尼子四郎寄贈の門 戸河内小学校

この夏の、たいそう暑い日、加計康晴さんの案内で、花井隆爾さんといっしょに安芸太田町を訪れました。その時に、尼子四郎が、戸河内小学校(旧・本郷尋常高等小学校)に寄贈した門と由来書掲示板をみることができました。

写真の門の左側が由来書。

 

尼子四郎は、漱石が千駄木に住んでいたときのことですが、、近くで開業医をしていて、悪阻で苦しんでいた漱石の妻鏡子の診療に夏目家を訪れていました。

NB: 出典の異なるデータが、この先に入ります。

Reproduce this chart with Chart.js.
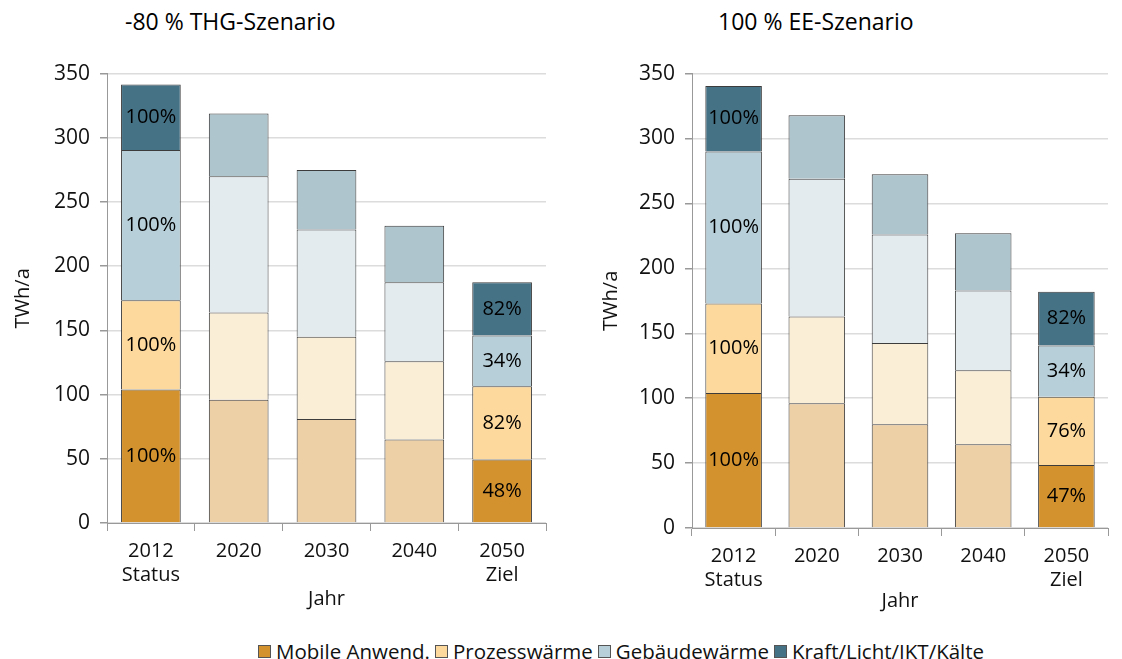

その頃漱石の癇癪があまりにはげしいので、鏡子は尼子医師に相談を持ちかけています。(『漱石の思い出』による。)

 

『吾輩は猫である』に登場する医師の甘木先生は、尼子四郎のことであると言われます。漱石の鈴木三重吉宛書簡に、「広島といふ所はどんな所か行つて見たい。広島のものには僕の朋友が少々ある昔は大分つき合つたものだ。猫のうちにある甘木先生も広島の人だ。」とあり、井原市次郎宛書簡には、「尼子さんは四郎と云ふ名です同町内に居ていつでも厄介になります。先日逢つたら飛んだ所へ引合に出されたと申されました。迷亭と云ふ男は定めてありません。」とあって、甘木先生は尼子医師がモデルだと漱石も認めていたようです。

 

 

写真は門の由来書(掲示)です。

 

 

 

 

写真は、戸河内小学校。

尼子四郎ゆかりの門は、写真左端の由来書の横にあります。